In a certain ways music was the internet before the internet. There once existed in a former time and place where people went out and saw music and movies and plays and poets and lectures on a regular basis. Now we have 9 million channels and YouTube videos and other shit. In some ways this is great because everything is available. However, there in also lies a problem with total access, nothing is curated. The roots of now have been severed leaving us with little knowledge of our own histories. Without history, there is no struggle. Without struggle we have no revolution.

It is obvious to us now that The Village People were GAY AS ALL FUCK, but at the time they were not “out”. Their performances were coded in camp and while that was often read by gay and queer populations the straight world didn’t quite get it.

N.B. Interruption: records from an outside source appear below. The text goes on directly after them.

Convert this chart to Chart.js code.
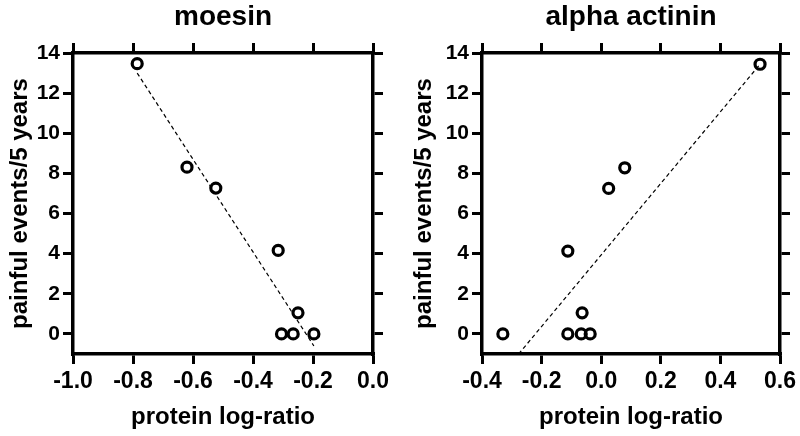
<!DOCTYPE html>
<html>
<head>
<meta charset="utf-8">
<script src="https://cdn.jsdelivr.net/npm/chart.js@4.4.0/dist/chart.umd.min.js"></script>
<style>
  body { margin: 0; background: #fff; }
  #wrap { position: relative; width: 800px; height: 436px; }
  canvas { position: absolute; top: 0; }
  #moesinChart { left: 0; }
  #actininChart { left: 400px; }
</style>
</head>
<body>
<div id="wrap">
  <canvas id="moesinChart" width="400" height="436"></canvas>
  <canvas id="actininChart" width="400" height="436"></canvas>
</div>
<script>
// data
const moesinX = [-0.786, -0.620, -0.524, -0.316, -0.250, -0.305, -0.266, -0.197];
const moesinY = [13.47, 8.31, 7.27, 4.16, 1.05, 0, 0, 0];
const moesinFitX = [-0.786, -0.197];
const moesinFitY = [13.0, -0.6];

const actininX = [0.533, 0.079, 0.025, -0.112, -0.064, -0.330, -0.112, -0.067, -0.037];
const actininY = [13.44, 8.28, 7.25, 4.13, 1.05, 0, 0, 0, 0];
const actininFitX = [-0.277, 0.533];
const actininFitY = [-1, 13.44];

const yMin = -1, yMax = 14, yStep = 2;
const xTitle = 'protein log-ratio';
const yTitle = 'painful events/5 years';

const FONT = '"Liberation Sans", Arial, Helvetica, sans-serif';

function toPoints(xs, ys) {
    return xs.map((x, i) => ({ x: x, y: ys[i] }));
}

// box sizes so the plot area lands where it is in the figure
function makeChart(id, title, xs, ys, fitX, fitY, xMin, xMax, box) {
    const ctx = document.getElementById(id).getContext('2d');

    const axisLine = { display: true, color: '#000', width: 3.5 };
    const tickGrid = { drawOnChartArea: false, drawTicks: true, tickLength: 10, color: '#000', lineWidth: 3 };

    return new Chart(ctx, {
        type: 'scatter',
        data: {
            datasets: [{
                data: toPoints(fitX, fitY),
                showLine: true,
                borderColor: '#000',
                borderWidth: 1.2,
                borderDash: [4, 3],
                pointRadius: 0,
                order: 2
            }, {
                data: toPoints(xs, ys),
                pointRadius: 5,
                pointBorderWidth: 3.2,
                pointBorderColor: '#000',
                pointBackgroundColor: 'rgba(0,0,0,0)',
                showLine: false,
                order: 1
            }]
        },
        options: {
            responsive: false,
            animation: false,
            layout: { padding: 0 },
            plugins: {
                legend: { display: false },
                tooltip: { enabled: false },
                title: {
                    display: true,
                    fullSize: false, // centre over the plot, not the canvas
                    text: title,
                    color: '#000',
                    font: { family: FONT, size: 28, weight: 'bold' },
                    padding: { top: 0, bottom: 0 }
                }
            },
            scales: {
                x: {
                    type: 'linear',
                    position: 'bottom',
                    min: xMin,
                    max: xMax,
                    border: axisLine,
                    grid: tickGrid,
                    ticks: {
                        stepSize: 0.2,
                        color: '#000',
                        font: { family: FONT, size: 23, weight: 'bold' },
                        padding: 4,
                        maxRotation: 0,
                        callback: v => v.toFixed(1)
                    },
                    title: {
                        display: true,
                        text: xTitle,
                        color: '#000',
                        font: { family: FONT, size: 24, weight: 'bold' },
                        padding: { top: 0, bottom: 4 }
                    },
                    afterFit: s => { s.height = box.bottom; }
                },
                x2: {
                    type: 'linear',
                    position: 'top',
                    min: xMin,
                    max: xMax,
                    border: axisLine,
                    grid: tickGrid,
                    ticks: { display: false, stepSize: 0.2 },
                    afterFit: s => { s.height = box.top; }
                },
                y: {
                    type: 'linear',
                    position: 'left',
                    min: yMin,
                    max: yMax,
                    border: axisLine,
                    grid: tickGrid,
                    ticks: {
                        stepSize: yStep,
                        includeBounds: false,
                        color: '#000',
                        font: { family: FONT, size: 21, weight: 'bold' },
                        padding: 3
                    },
                    title: {
                        display: true,
                        text: yTitle,
                        color: '#000',
                        font: { family: FONT, size: 24, weight: 'bold' },
                        padding: { top: box.yTitlePad, bottom: 0 }
                    },
                    afterFit: s => { s.width = box.left; }
                },
                y2: {
                    type: 'linear',
                    position: 'right',
                    min: yMin,
                    max: yMax,
                    border: axisLine,
                    grid: tickGrid,
                    ticks: { display: false, stepSize: yStep, includeBounds: false },
                    afterFit: s => { s.width = box.right; }
                }
            }
        }
    });
}

// title block is 28 * 1.2 = 33.6 tall, plot top should sit at y = 53
makeChart('moesinChart', 'moesin', moesinX, moesinY, moesinFitX, moesinFitY, -1.0, 0.0,
    { left: 73, right: 27, top: 19.4, bottom: 82, yTitlePad: 6 });
makeChart('actininChart', 'alpha actinin', actininX, actininY, actininFitX, actininFitY, -0.4, 0.6,
    { left: 82, right: 19, top: 19.4, bottom: 82, yTitlePad: 10 });
</script>
</body>
</html>
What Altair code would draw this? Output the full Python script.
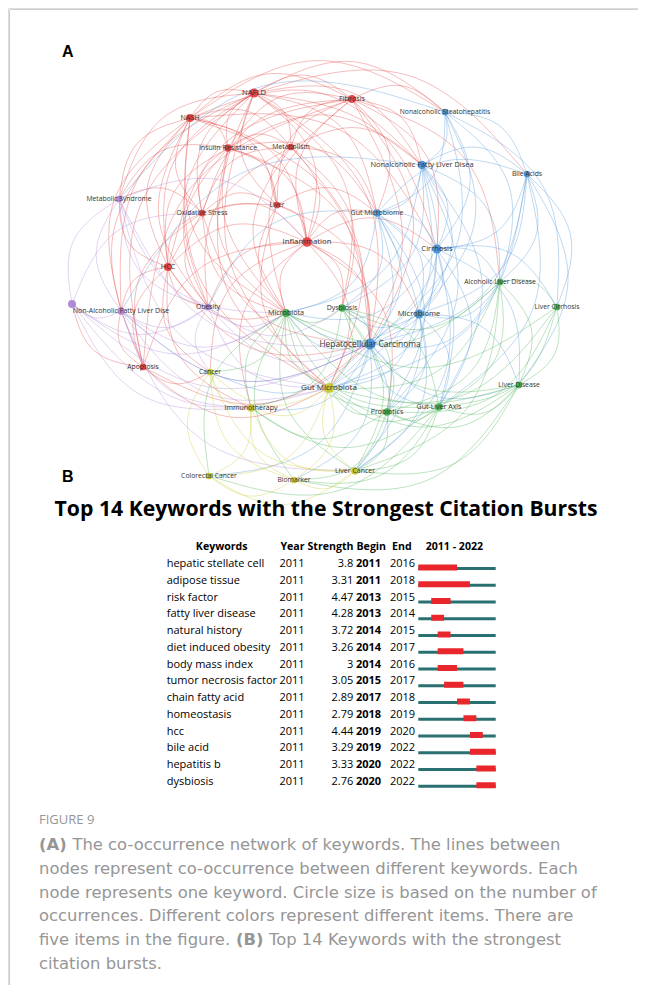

Further, the sexuality was presented with a backdrop of disco, the musical du jour of the times, and allowed people to dance loudly and do mounds of coke in the bathrooms of night clubs. I know very little about the Village People beyond their presentation and reading their performance as queer. However, I am sure that many of their coded messages were read loud and clear by certain populations and as such were easily translated and used to increase self empowerment. Their importance to the queer acceptance movement remains important.

So then does ensuring they are not lost in the minutiae of modern, accessible, throw away culture that we exist in today. Very few messages, coded or obvious have lasting power. Trends and communication change quickly. The spokespeople of cultures and movements seem to be different year after year. There is not lasting power in today’s world. While gay and lesbian, queer, and trans lives exist out in the public arena now more than ever, and to some this feels seamless, this is not necessarily the case. Large swaths of western society are still violently opposed to queer identities existing, in public spaces or otherwise. This is not just true of our rural, bible belt America. Black, trans sisters are being killed in our so-called liberal cities at alarming rates. Their lives are taken by members of the communities they grew up in. Those communities of course fight for survival in a white hegemony, that uses economic, civic and social means to inflict terror and violence.

The Village People still matter because even as we gain ground through means of acceptable defiance, subversion, inclusion and dissent (often being forced to use our bodies as weapons against state sanctioned violence, further diminishing our worth and causing continuing wounds) coded messages in public, straight, spaces are still necessary. Even in spaces where it’s “acceptable” it’s still not safe to be gay or lesbian, queer or questioning, trans, non-binary, unsure and afraid. A DJ playing a song by the Village People in one of these spaces can still act as a coded message to someone that lets them know that there is, at the very least, an ally present in the occupied and overwhelming space. The straight world may believe they are in on “the joke” when “YMCA” or “Macho Man” comes on, but the historical context of The Village People still remains. It’s power still exists. It’s necessity still permeates.

There are still many things for me to learn in this life. Sadly, I will not learn everything I want in a singular lifetime. However, I try to take each moment I have as a possibility towards further enrichment while also recognizing the responsibility I have to share what I know with anyone curious enough to want to listen. Not every moment or action can be a hurled brick through the window of tyranny. Not every thing I do will be inspiring and revolutionary, but that doesn’t absolve me of trying. No matter how uncool I might be.

This is an unedited text for now. Please excuse the errors.